In line with the official categorisation of the FCC, the US regulator, our category of ‘other’ mobile operators in the US includes over 120 mobile operators that serve local areas and communities across the country either on a single-state or multi-state basis. Each operator has a connections base of up to 300,000 subscriptions and a market share of below 0.15 percent. About 60 percent of these operators are GSM-based, the rest on CDMA and a tiny share on iDEN. We estimate that around 26 states have an average of two single-state (or ‘local’) mobile operators, though larger states have significantly more.
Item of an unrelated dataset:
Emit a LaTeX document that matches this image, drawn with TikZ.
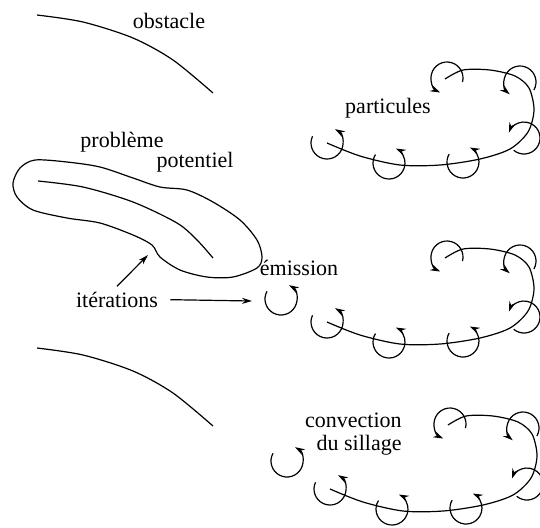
\documentclass[tikz,border=0pt]{standalone}
\usepackage{fontspec}
\setmainfont{Liberation Serif}
\usetikzlibrary{arrows.meta}

% vortex: centre x, centre y, start and end angle (as seen on the page)
\newcommand{\vortex}[4]{%
  \draw[vortex] (#1,#2) ++(-#3:16) arc[start angle=-#3, end angle=-#4, radius=16];}

\begin{document}
\begin{tikzpicture}[x=0.5pt, y=-0.5pt,
    line/.style={line width=0.6pt},
    vortex/.style={line width=0.6pt, -{Stealth[length=5pt, width=3.2pt]}},
    arr/.style={line width=0.6pt, -{Stealth[length=5pt, width=3pt]}},
    lbl/.style={anchor=base, inner sep=0pt, font=\fontsize{11}{13}\selectfont}]
  \useasboundingbox (0,0) rectangle (540,527);

  % obstacle
  \foreach \dy in {0,333}
    \draw[line] plot[smooth] coordinates {(37,15+\dy) (83,22+\dy) (133,38+\dy) (173,60+\dy) (213,93+\dy)};
  \node[lbl] (obst) at (169,28) {obstacle};

  % probleme potentiel
  \draw[line] plot[smooth cycle] coordinates {(35,160) (67,162) (100,167) (133,178) (160,187)
    (187,190) (213,202) (240,220) (257,240) (262,257) (257,268) (233,277) (207,277)
    (180,270) (160,257) (152,245) (133,235) (100,223) (67,218) (33,210) (17,197)
    (13,183) (20,168)};
  \draw[line] plot[smooth] coordinates {(38,181) (83,187) (133,202) (177,223) (197,240) (213,258)};
  \node[lbl] (prob) at (122,147) {problème};
  \node[lbl] (pot) at (195,167) {potentiel};

  % particules
  \foreach \dx/\dy in {0/0, 0/179, 3/346}{
    \begin{scope}[shift={(\dx,\dy)}]
      \draw[line] plot[smooth] coordinates {(327,143) (360,156) (400,165) (440,165)
        (480,159) (510,149) (528,132) (534,110) (529,88) (515,76) (490,70) (463,70) (445,79)};
      \vortex{327}{143}{155}{420}
      \vortex{389}{163}{148}{425}
      \vortex{463}{162}{150}{425}
      \vortex{524}{138}{230}{520}
      \vortex{520}{82}{330}{590}
      \vortex{447}{78}{345}{605}
    \end{scope}
  }
  \node[lbl] (part) at (388,113) {particules};

  % emission
  \vortex{281}{299}{151}{420}
  \node[lbl] (emis) at (299,275) {émission};

  % convection
  \vortex{287}{461}{151}{420}
  \node[lbl, anchor=base east] (conv) at (402,427) {convection};
  \node[lbl, anchor=base east] (sill) at (402,450) {du sillage};

  % iterations
  \node[lbl] (iter) at (117,307) {itérations};
  \coordinate (emistip) at (252,301);
  \coordinate (blobtip) at (148,255);
  \draw[arr, shorten <=6pt] (iter.east) -- (emistip);
  \draw[arr, shorten <=3.5pt] ([xshift=-2.5pt]iter.north) -- (blobtip);
\end{tikzpicture}
\end{document}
In Texas, for example, around ten local operators serve different parts of the state, including Caprock Cellular in West Texas, Stelera Wireless in Wilson County, and Lamar County Cellular in North West Texas.

We have broken-out market share and other data for MetroPCS, Cincinnati Bell Wireless and nTelos Wireless separately for the first time in 1Q09. All historical data has been recalculated back to 2000 to reflect these changes.

Will Croft, Analyst, Wireless Intelligence

While the big four operators are focusing on ramping-up high-speed data coverage in their large urban markets and winning the latest handset exclusives, tier-two operators like MetroPCS and Leap Wireless are pursuing a different strategy across their ever-growing coverage areas. In the current economic climate, customers are finding their unlimited hybrid plans attractive, particularly as the plans are free from any long-term contract or credit checks. Both MetroPCS and Leap Wireless reported a record number of net additions in 1Q09 as a consequence and – despite their limited nationwide footprint – the two operators jointly captured over 23 percent of the total US prepaid market in the quarter. For the larger operators the potential for consolidation remains, with the US remaining fragmented by coverage in many markets.  Verizon’s purchase of Alltel, for example, has provided it with a route into an additional 57 rural markets, an increasingly important geography. Even though they use different network technologies, recent acquisition rumours linking AT&T with Leap Wireless make sense from a coverage perspective. However, regulators will closely examine further market consolidation on this scale.